Another option would be to make a small module that just maps inputs to a module resource, but that would require duplicating all vars / outputs that are used from the upstream module.

I think if you arrange for your generated filename to have the suffix _override.tf then Terraform will consider it to be an Override File and thus allow it to reset specific provider requirements as described in the merging rules.

Note that the version argument inside provider blocks is redundant with the required_provider setting and has been deprecated since Terraform 0.12. You should be able to drop that from your configuration with no change in behavior, and thus avoid a deprecation warning in newer Terraform versions.

Thanks for the note on the deprecation, I meant to remove that before posting but I forgot :slight_smile:

Also thanks for the nudge towards the override file documentation. I was under the mistaken impression the merging logic worked on a filename matching basis, rather than on a top-level-block basis (e.g. $file-to-override_override.tf). I haven’t tried it just yet but this looks like the correct solution.

That said, if there is a breaking change that doesn’t manifest in the plan phase, this could also override provider constraints from upstream modules exposing that breaking change even though the maintainer did the right thing.

I think the lock pinning in TF14 solves a chunk of why we started doing this in the first place, and terraform-bundle is also an option.

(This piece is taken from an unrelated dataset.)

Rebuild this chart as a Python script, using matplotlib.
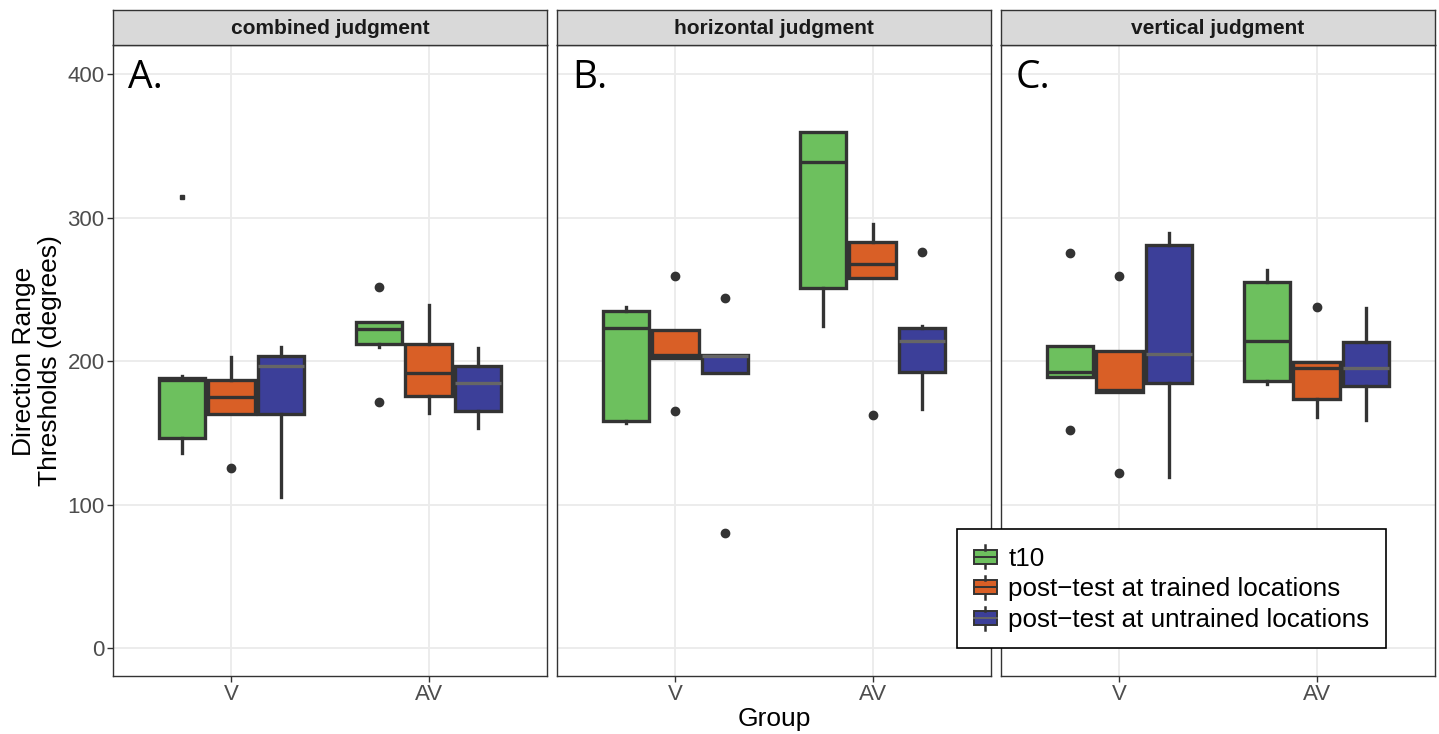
import matplotlib
matplotlib.use("Agg")
import matplotlib.pyplot as plt
from matplotlib.legend_handler import HandlerBase
from matplotlib.patches import Rectangle, Patch
from matplotlib.lines import Line2D

plt.rcParams['font.family'] = ['Liberation Sans', 'DejaVu Sans']

# ---------------- data ----------------
panels = ["combined judgment", "horizontal judgment", "vertical judgment"]
panel_letters = ["A.", "B.", "C."]
groups = ["V", "AV"]
series = ["t10", "post\u2212test at trained locations", "post\u2212test at untrained locations"]

# stats indexed [panel][series][group]
whislo_values = [
    [[135.7, 210.0], [163.1, 163.6], [105.5, 153.6]],
    [[157.1, 224.7], [202.4, 258.2], [191.5, 166.6]],
    [[188.7, 183.8], [178.7, 161.2], [119.4, 158.9]],
]
q1_values = [
    [[146.2, 211.9], [163.1, 175.7], [163.1, 165.4]],
    [[158.2, 251.2], [202.4, 258.2], [191.5, 192.2]],
    [[188.7, 186.1], [178.7, 173.6], [185.0, 182.9]],
]
median_values = [
    [[186.8, 222.4], [174.7, 191.5], [196.4, 184.5]],
    [[222.8, 338.8], [204.3, 267.5], [203.6, 214.0]],
    [[192.7, 214.0], [179.9, 195.0], [204.7, 195.4]],
]
q3_values = [
    [[188.4, 227.5], [186.8, 211.9], [203.8, 196.6]],
    [[235.1, 359.7], [221.7, 283.2], [204.3, 223.3]],
    [[210.8, 255.4], [207.0, 199.1], [280.9, 213.5]],
]
whishi_values = [
    [[189.8, 227.5], [203.1, 239.1], [210.0, 208.9]],
    [[237.5, 359.7], [221.7, 295.4], [204.3, 224.7]],
    [[210.8, 263.5], [207.0, 199.1], [289.1, 236.8]],
]
flier_values = [
    [[[], [251.4, 171.3]], [[125.3], []], [[], []]],
    [[[], []], [[259.3, 165.2], [162.8]], [[243.8, 80.0], [276.1]]],
    [[[275.1, 152.0], []], [[259.3, 121.8], [237.9]], [[], []]],
]
# tiny point in panel A (t10, V)
small_point_values = [314.6]

yticks = [0, 100, 200, 300, 400]

fills = ["#6DC05E", "#D95F26", "#3C3F99"]
median_colors = ["#333333", "#333333", "#666666"]
edge = "#333333"

# ---------------- figure ----------------
W, H = 1439, 734
fig = plt.figure(figsize=(W / 100, H / 100), dpi=100)

panel_left = [113, 557, 1001]
panel_w = 434
plot_top, plot_bot = 45, 676
strip_top = 10

dodge = 0.25
bw = 0.235
lw_box = 2.4

axes = []
for p in range(3):
    ax = fig.add_axes([panel_left[p] / W, 1 - plot_bot / H, panel_w / W, (plot_bot - plot_top) / H])
    axes.append(ax)
    ax.set_xlim(0.4, 2.6)
    ax.set_ylim(-19.5, 420.4)
    ax.set_yticks(yticks)
    ax.set_xticks([1, 2])
    ax.set_xticklabels(groups)
    ax.grid(True, color="#EBEBEB", lw=1.3, zorder=0)
    ax.set_axisbelow(True)
    for s in ax.spines.values():
        s.set_color("#333333")
        s.set_linewidth(1.0)
    ax.tick_params(axis='both', colors="#333333", length=4, width=1.0,
                   labelsize=16, labelcolor="#4D4D4D", pad=2)
    if p > 0:
        ax.tick_params(axis='y', length=0, labelleft=False)

    for s in range(3):
        stats = []
        positions = []
        for g in range(2):
            stats.append(dict(
                whislo=whislo_values[p][s][g], q1=q1_values[p][s][g],
                med=median_values[p][s][g], q3=q3_values[p][s][g],
                whishi=whishi_values[p][s][g], fliers=flier_values[p][s][g]))
            positions.append(g + 1 + (s - 1) * dodge)
        ax.bxp(stats, positions=positions, widths=bw, patch_artist=True, showcaps=False,
               boxprops=dict(facecolor=fills[s], edgecolor=edge, linewidth=lw_box),
               medianprops=dict(color=median_colors[s], linewidth=lw_box, solid_capstyle='butt'),
               whiskerprops=dict(color=edge, linewidth=lw_box),
               flierprops=dict(marker='o', markerfacecolor=edge, markeredgecolor=edge,
                               markersize=6, linestyle='none'),
               manage_ticks=False, zorder=3)

    if p == 0:
        ax.plot([1 - dodge] * len(small_point_values), small_point_values, marker='s',
                color=edge, markersize=2.3, linestyle='none', zorder=4)

    ax.text(0.034, 0.978, panel_letters[p], transform=ax.transAxes, fontsize=28,
            family=['Open Sans', 'DejaVu Sans'], va='top', ha='left', color='black')

    # strip
    sax = fig.add_axes([panel_left[p] / W, 1 - plot_top / H, panel_w / W, (plot_top - strip_top) / H])
    sax.set_facecolor("#D9D9D9")
    sax.set_xticks([])
    sax.set_yticks([])
    for sp in sax.spines.values():
        sp.set_color("#333333")
        sp.set_linewidth(1.0)
    sax.text(0.5, 0.47, panels[p], transform=sax.transAxes, ha='center', va='center',
             fontsize=15, fontweight='bold', color="#1A1A1A")

fig.text(37 / W, 1 - 361 / H, "Direction Range\nThresholds (degrees)", rotation=90,
         ha='center', va='center', fontsize=19, color='black', linespacing=1.1)
fig.text((113 + 1435) / 2 / W, 1 - 719 / H, "Group", ha='center', va='center',
         fontsize=19, color='black')


class BoxKeyHandler(HandlerBase):
    def create_artists(self, legend, orig_handle, xdescent, ydescent, width, height, fontsize, trans):
        fc = orig_handle.get_facecolor()
        mc = orig_handle.mcolor
        x0 = -xdescent + width * 0.04
        w = width * 0.92
        y0 = -ydescent
        h = height
        box = Rectangle((x0, y0 + h * 0.2), w, h * 0.6, facecolor=fc, edgecolor=edge,
                        linewidth=1.4, transform=trans)
        med = Line2D([x0, x0 + w], [y0 + h * 0.5] * 2, color=mc, lw=1.4, transform=trans)
        wt = Line2D([x0 + w / 2] * 2, [y0 + h * 0.8, y0 + h * 1.0], color=edge, lw=1.8, transform=trans)
        wb = Line2D([x0 + w / 2] * 2, [y0, y0 + h * 0.2], color=edge, lw=1.8, transform=trans)
        return [box, med, wt, wb]


handles = []
for s in range(3):
    ph = Patch(facecolor=fills[s], edgecolor=edge, label=series[s])
    ph.mcolor = median_colors[s]
    handles.append(ph)

leg = fig.legend(handles=handles, labels=series, loc='upper left',
                 bbox_to_anchor=(957 / W, 1 - 529 / H), borderaxespad=0,
                 handler_map={Patch: BoxKeyHandler()}, fontsize=18.7,
                 handlelength=0.95, handleheight=1.0, handletextpad=0.4,
                 labelspacing=0.2, borderpad=0.62, fancybox=False,
                 frameon=True, edgecolor='black', framealpha=1)
leg.get_frame().set_linewidth(1.2)

fig.savefig("out.png", dpi=100)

This should unblock TF13 for now while we evaluate a longer-term solution.

Thanks again

Indeed, my hope with the new 0.14 dependency locking mechanism is that we can move away from overloading the root module’s required_providers to represent both “what range of versions to we consider this configuration to be compatible with” and “what exact version are we currently using”.

I will say that locking a single set of dependencies across many configurations was not an explicit design goal, but I assume you could in principle use this same Terragrunt feature to generate a dependency lock file before it runs terraform init, instead of having terraform init itself create the file separately for each directory.

Potentially, though it would require some tool that understands how to generate that lock file (e.g. something like terraform-bundle but it only generates the lock instead of vendoring binaries). I’m not sure if the TF14 plans include something that would do that.

I agree with your hope that having a lock file goes a long way towards eliminating the “I need to use an explicit version across all modules in an environment” paranoia. I think the next chunk is deciding how much we want to be paranoid about upper bounding provider versions in our internal modules as that currently sounds like a lot of toil compared to managing a single version.

Of course specific situations may lead to different approaches, but I think my general advice would be to use >= constraints everywhere once you’re using 0.14-style dependency locking, and let the lock file serve as the “memory” for an exact version currently in use.

I would not proactively add upper limits (either ~> or <) unless you specifically know that a configuration is not compatible with later versions for some reason, such as if you’re intentionally maintaining a maintenance branch of a module that targets an earlier Terraform version.

We typically can’t predict what features will be available in future major versions of a provider, so I think instead we should typically wait until we’re ready to do some testing and then run terraform init -upgrade to get the newest version, test how it behaves using terraform plan, and then commit the lock file if the new version is working as expected.

If you find that a new provider version includes a breaking change and you aren’t yet ready to change your configuration to be compatible with it, that could be a good time to document that with a temporary < version constraint in the affected module, along with a source code comment explaining what you learned, as a note to someone else who might try the upgrade again in the future.

The key in all of this is that upgrading providers will now always be an intentional change made explicitly, rather than something that can happen unexpectedly as part of normal Terraform usage. I expect different teams will build different workflow approaches around that new behavior, but I’m hopeful that manually managing upper bounds on version constraints across many configurations/modules is something that at least most teams can leave behind once they are using Terraform 0.14.